I used a propolis trap last year on one of my hives instead of an inner cover.


----------



## ruthiesbees (Aug 27, 2013)

This year, I am using the silver bubble wrap Reflectex as an inner cover. Sam Comfort showed this at one of the national bee meetings I attended last year. Looks promising.


----------



## crofter (May 5, 2011)

ruthiesbees said:


> This year, I am using the silver bubble wrap Reflectex as an inner cover. Sam Comfort showed this at one of the national bee meetings I attended last year. Looks promising.


:thumbsup::thumbsup: I find it works very well. I also use this for hive wraps and blocking off honey supers when doing OA vaporizations.


----------



## AR Beekeeper (Sep 25, 2008)

Four mill plastic sheeting works, but it is awkward to handle in a wind. The sheeting with an edge taped to foam insulation board is easier to handle. You might try checking with awning or boat cover/top manufacturing shops for canvas materials.


----------



## aran (May 20, 2015)

ruthiesbees said:


> This year, I am using the silver bubble wrap Reflectex as an inner cover. Sam Comfort showed this at one of the national bee meetings I attended last year. Looks promising.


im trying the same this year with a few hives.
Going to try a few single brood chamber hives too...keeps the hobby fun changing things up even if they are a failure.


----------



## rick54 (May 8, 2014)

Duck Canvas No. 8 https://www.chicagocanvas.com/product/8-natural-canvas-18oz/


----------



## kramerbryan (Oct 30, 2013)

I cut old chicken feed bags to fit, or use old political sign. Both free and you can cut a hole in them for a feeder then add an empty box on top.


----------



## JConnolly (Feb 21, 2015)

The Honeybee Research Center at UoG uses #8 Duck canvas. Cut it just barely larger than the outside of the box. 

https://youtu.be/Emlvx53iOZ4?list=PLhUDH9LkxRdODCpXPVgtKaBOEczJXY1Gs&t=149

I have been experimenting with a plexiglass inner cover on one hive after seeing them used on European hives on YouTube.


----------



## aran (May 20, 2015)

rick54 said:


> Duck Canvas No. 8 https://www.chicagocanvas.com/product/8-natural-canvas-18oz/


so is this $10 for 1 yard by 6 feet? Im trying to figure out how much to order.
If those measurements are right then you could get 6 inner covers for $10 and thats super cheap!


----------



## Fivej (Apr 4, 2016)

What are the advantages to using fabric? I have seen it used (youtube) and my initial reaction was that it would be a pain to deal with. J


----------



## Hobo (Mar 4, 2014)

Big Duck Canvas is located near me. I dropped by their facility and picked up three yards of #8 Duck canvas to experiment with. 

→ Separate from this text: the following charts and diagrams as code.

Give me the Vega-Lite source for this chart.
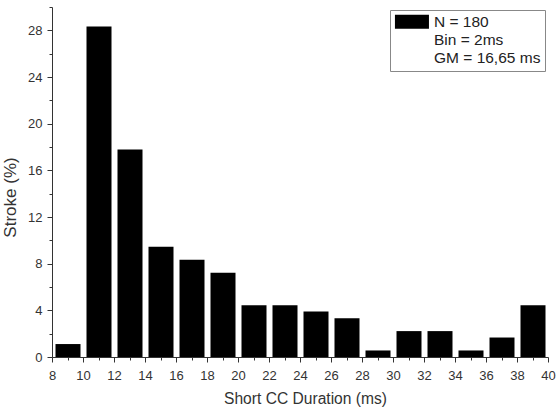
{
  "$schema": "https://vega.github.io/schema/vega-lite/v6.json",
  "width": 496,
  "height": 350,
  "padding": {"left": 1, "top": 1, "right": 0, "bottom": 2},
  "background": "white",
  "config": {
    "view": {"stroke": null},
    "font": "Liberation Sans",
    "axis": {"domainColor": "#333", "tickColor": "#333", "labelColor": "#333", "titleColor": "#333", "labelFont": "Liberation Sans", "titleFont": "Liberation Sans", "labelFontSize": 13, "titleFontSize": 15.6, "titleFontWeight": "normal", "grid": false}
  },
  "data": {
    "values": [
      {"start": 8, "end": 10, "pct": 1.11, "series": "N = 180"},
      {"start": 10, "end": 12, "pct": 28.33, "series": "N = 180"},
      {"start": 12, "end": 14, "pct": 17.78, "series": "N = 180"},
      {"start": 14, "end": 16, "pct": 9.44, "series": "N = 180"},
      {"start": 16, "end": 18, "pct": 8.33, "series": "N = 180"},
      {"start": 18, "end": 20, "pct": 7.22, "series": "N = 180"},
      {"start": 20, "end": 22, "pct": 4.44, "series": "N = 180"},
      {"start": 22, "end": 24, "pct": 4.44, "series": "N = 180"},
      {"start": 24, "end": 26, "pct": 3.89, "series": "N = 180"},
      {"start": 26, "end": 28, "pct": 3.33, "series": "N = 180"},
      {"start": 28, "end": 30, "pct": 0.56, "series": "N = 180"},
      {"start": 30, "end": 32, "pct": 2.22, "series": "N = 180"},
      {"start": 32, "end": 34, "pct": 2.22, "series": "N = 180"},
      {"start": 34, "end": 36, "pct": 0.56, "series": "N = 180"},
      {"start": 36, "end": 38, "pct": 1.67, "series": "N = 180"},
      {"start": 38, "end": 40, "pct": 4.44, "series": "N = 180"}
    ]
  },
  "mark": {"type": "bar", "binSpacing": 6},
  "encoding": {
    "x": {
      "field": "start", "type": "quantitative", "bin": "binned",
      "scale": {"domain": [8, 40], "nice": false, "zero": false},
      "axis": {
        "title": "Short CC Duration (ms)",
        "values": [8,9,10,11,12,13,14,15,16,17,18,19,20,21,22,23,24,25,26,27,28,29,30,31,32,33,34,35,36,37,38,39,40],
        "labelExpr": "datum.value % 2 === 0 ? datum.label : ''",
        "tickSize": {"condition": {"test": "datum.value % 2 === 0", "value": 5}, "value": 3},
        "labelPadding": 7,
        "titlePadding": 9,
        "titleX": 253,
        "labelFlush": false,
        "labelOverlap": false
      }
    },
    "x2": {"field": "end"},
    "y": {
      "field": "pct", "type": "quantitative",
      "scale": {"domain": [0, 30], "nice": false},
      "axis": {
        "title": "Stroke (%)",
        "titleFontSize": 17,
        "titleY": 190,
        "values": [0,2,4,6,8,10,12,14,16,18,20,22,24,26,28,30],
        "labelExpr": "datum.value % 4 === 0 && datum.value < 30 ? datum.label : ''",
        "tickSize": {"condition": {"test": "datum.value % 4 === 0", "value": 5}, "value": 3},
        "labelPadding": 5,
        "titlePadding": 8,
        "labelFlush": false,
        "labelOverlap": false
      }
    },
    "color": {
      "field": "series", "type": "nominal",
      "scale": {"domain": ["N = 180", "Bin = 2ms", "GM = 16,65 ms"], "range": ["black", "transparent", "transparent"]},
      "legend": {
        "title": null,
        "orient": "top-right",
        "offset": 3,
        "strokeColor": "#888",
        "fillColor": "white",
        "padding": 4,
        "symbolType": "M-2.43,-1H2.43V1H-2.43Z",
        "symbolSize": 196,
        "symbolOffset": 10.2,
        "symbolStrokeWidth": 0,
        "symbolOpacity": 1,
        "labelOffset": 14.3,
        "labelFontSize": 15.5,
        "labelColor": "#222",
        "labelFont": "Liberation Sans",
        "rowPadding": 1,
        "labelLimit": 200
      }
    }
  }
}
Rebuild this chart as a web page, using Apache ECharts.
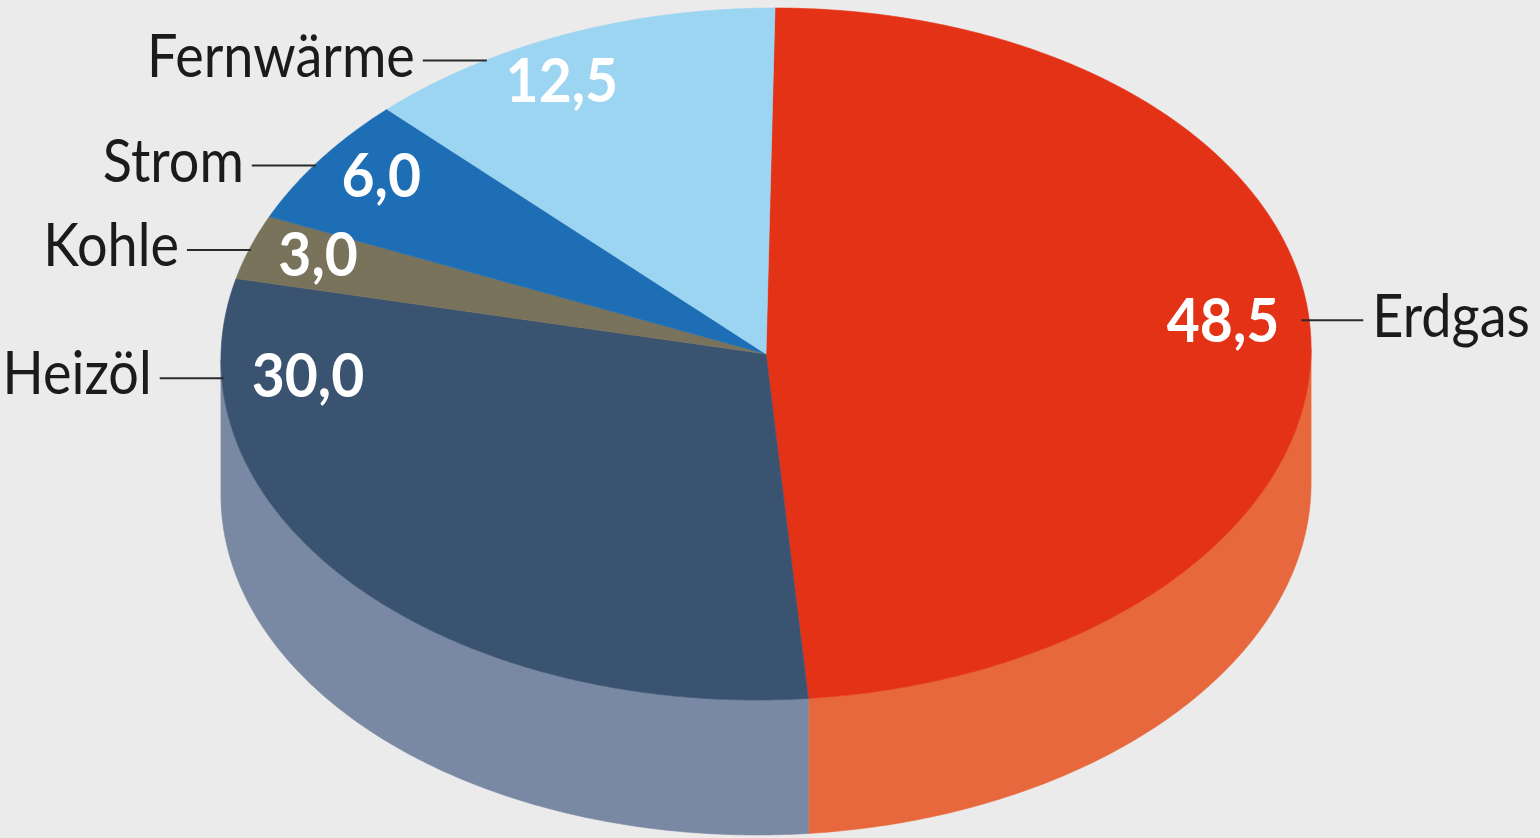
<!DOCTYPE html>
<html><head><meta charset="utf-8">
<script src="https://cdn.jsdelivr.net/npm/echarts@6/dist/echarts.min.js"></script>
<style>html,body{margin:0;padding:0;background:#ebebeb}#c{width:1540px;height:838px}</style>
</head><body><div id="c"></div>
<script>
// ---- data ----
const categories = ['Erdgas', 'Heizöl', 'Kohle', 'Strom', 'Fernwärme'];
const values = [48.5, 30.0, 3.0, 6.0, 12.5];
// ---- styling / layout ----
const topColors = ['#E43217', '#3A5371', '#7A735C', '#1E6EB6', '#9CD5F2'];
const sideColors = ['#E8683D', '#7A89A3', '#5B5645', '#17528A', '#74A0B5'];
const labelAngles = [84.4, 266, 287.5, 303, 328]; // where each leader line meets the rim (deg, clockwise from top)

const CX = 766, CY = 354, RX = 545, RY = 346, SHEAR = 9, DEPTH = 135;
const FRONT0 = Math.atan2(RX, SHEAR) * 180 / Math.PI, FRONT1 = FRONT0 + 180;

function pt(deg, dy) {
  const t = deg * Math.PI / 180;
  return [CX + RX * Math.sin(t) + SHEAR * Math.cos(t), CY - RY * Math.cos(t) + (dy || 0)];
}
function arc(a, b, dy) {
  const n = Math.max(2, Math.ceil(Math.abs(b - a) / 0.5) + 1);
  const out = [];
  for (let k = 0; k < n; k++) out.push(pt(a + (b - a) * k / (n - 1), dy));
  return out;
}
function fmt(v) { return v.toFixed(1).replace('.', ','); }

const total = values.reduce((a, b) => a + b, 0);

function renderItem(params, api) {
  const i = params.dataIndex;
  let before = 0;
  for (let k = 0; k < i; k++) before += values[k];
  const a0 = before / total * 360;
  const a1 = (before + api.value(0)) / total * 360;
  const children = [];
  const lo = Math.max(a0, FRONT0), hi = Math.min(a1, FRONT1);
  if (hi > lo) {
    children.push({ type: 'polygon', z2: 1,
      shape: { points: arc(lo, hi, 0).concat(arc(hi, lo, DEPTH)) },
      style: { fill: sideColors[i], stroke: sideColors[i], lineWidth: 0.6 } });
  }
  children.push({ type: 'polygon', z2: 2,
    shape: { points: [[CX, CY]].concat(arc(a0, a1, 0)) },
    style: { fill: topColors[i], stroke: topColors[i], lineWidth: 0.6 } });

  const la = labelAngles[i];
  const P = pt(la, 0);
  const right = Math.sin(la * Math.PI / 180) > 0;
  let dx = CX - P[0], dy = CY - P[1];
  const len = Math.hypot(dx, dy); dx /= len; dy /= len;
  const Q = [P[0] + 30 * dx, P[1] + 30 * dy];
  const lineShape = right ? { x1: P[0] - 8, y1: P[1], x2: P[0] + 54, y2: P[1] }
                          : { x1: P[0] - 62, y1: P[1], x2: P[0] + 2, y2: P[1] };
  children.push({ type: 'line', z2: 5, shape: lineShape, style: { stroke: '#2b2b2b', lineWidth: 2 } });
  const nameX = right ? P[0] + 63 : P[0] - 70;
  children.push({ type: 'text', z2: 6, x: nameX, y: P[1] - 3, scaleX: 0.9,
    style: { text: categories[i], font: 'normal 60px Lato', fill: '#1b1b1b',
      align: right ? 'left' : 'right', verticalAlign: 'middle',
      textAlign: right ? 'left' : 'right', textVerticalAlign: 'middle' } });
  children.push({ type: 'text', z2: 7, x: Q[0], y: Q[1], scaleX: 0.92,
    style: { text: fmt(api.value(0)), font: 'bold 62px Lato', fill: '#ffffff',
      align: right ? 'right' : 'left', verticalAlign: 'middle',
      textAlign: right ? 'right' : 'left', textVerticalAlign: 'middle' } });
  return { type: 'group', children: children };
}

const chart = echarts.init(document.getElementById('c'), null, { renderer: 'canvas' });
chart.setOption({
  backgroundColor: '#ebebeb',
  animation: false,
  series: [{
    type: 'custom',
    coordinateSystem: 'none',
    silent: true,
    renderItem: renderItem,
    data: values.map(v => [v])
  }]
});
</script>
</body></html>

https://www.bigduckcanvas.com/numbe...cotton-canvas-duck-18-oz-by-the-yard-natural/

$8.15/yd plus tax. 60" wide. (The usable width is actually 61".) So I can get three across cutting the inner covers a tad longer than the box dimension. 

My first use for this canvas inner cover will be on a double 4-frame nuc. The width of the two boxes is approximately the same as a 10-frame box so my 10-frame telescoping cover works with this set-up. I am hoping the canvas will make a good seal at the tops of the boxes and cut off communication between the two boxes.


----------



## JConnolly (Feb 21, 2015)

aran said:


> so is this $10 for 1 yard by 6 feet? Im trying to figure out how much to order.
> If those measurements are right then you could get 6 inner covers for $10 and thats super cheap!


Hobby Lobby and Walmart also have duck canvas - probably also your local fabric store.


----------



## ericweller (Jan 10, 2013)

It would make upper entrances impossible.


----------



## elmer_fud (Apr 21, 2018)

ericweller said:


> It would make upper entrances impossible.


You could add a shim with a upper entrance. I have some 3/4" shims (for patties, ect) and it would be easy to add an entrance to one. 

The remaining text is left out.